The brother of the bankrupt's wife swore an affidavit yesterday, 26 May 1983, that he was at the bankrupt's property between about 6 a.m. and 9 a.m. on 8 October 1981 although for the most part not in the house but in or on his truck which was parked near the stables located not far from the house and that the bankrupt was not on the property during that period. The bankrupt's wife and her brother were both cross-examined.

The only ground on which the bankrupt's application is now prosecuted is that he was not served with the petition. Thus, it is submitted, the sequestration order ought not have been made (s.154(1)(c) of the Act).

It is common ground that the issue is neither more nor less than one of credibility and I have no hesitation in rejecting the evidence of the bankrupt and accepting the evidence of Mr McCosker.

Further, I am satisfied that, whether deliberately or mistakenly after this period of time, the bankrupt's wife and her brother are not accurate in their recall of the events of 8 October 1981, at least in relation to times. It would not be surprising that even an honest witness would be mistaken when first asked, as they were about 1 1/2 years after the event, to give evidence of what they recall.
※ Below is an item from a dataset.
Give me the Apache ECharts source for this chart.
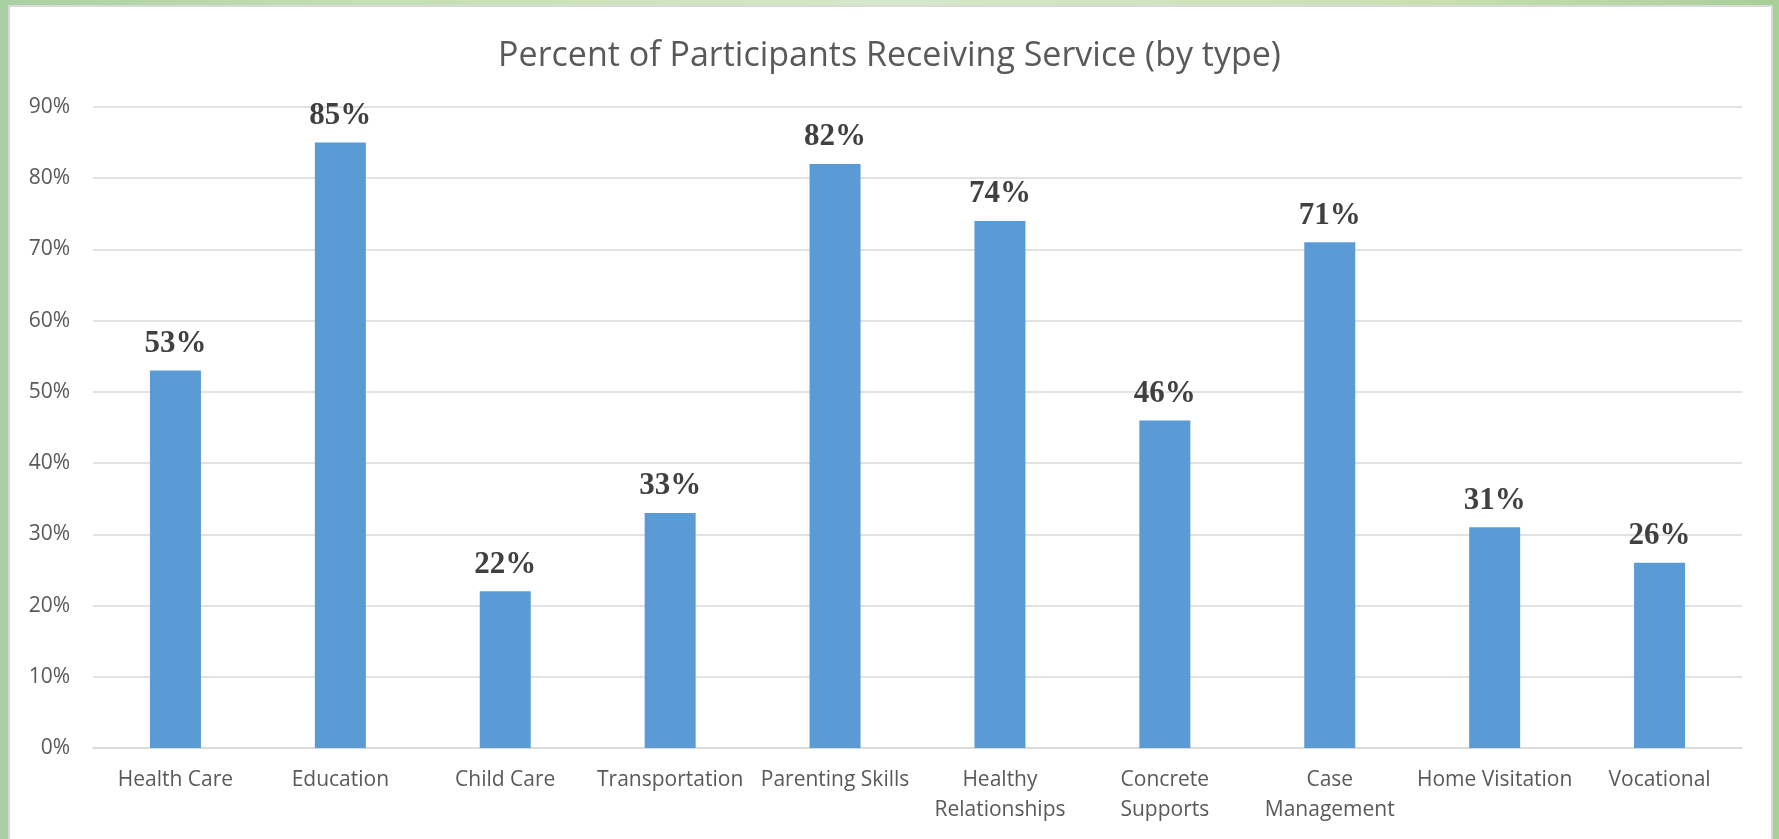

It is unnecessary to go further and voice suspicions that, consciously or unconsciously, their recall has been cast by the bankrupt.

According to the bankrupt there are others who could attest to his absence at the relevant time from his property but they were not called. There was a suggestion that some could not be found and that one who was to attend had failed to arrive.

In any event, I have no hesitation in concluding that the bankrupt was duly served and that no basis exists for annulling the sequestration order on the ground that it was not.

The application is dismissed. The bankrupt must pay the costs of the petitioning creditors who appeared to oppose the application, such costs to be taxed.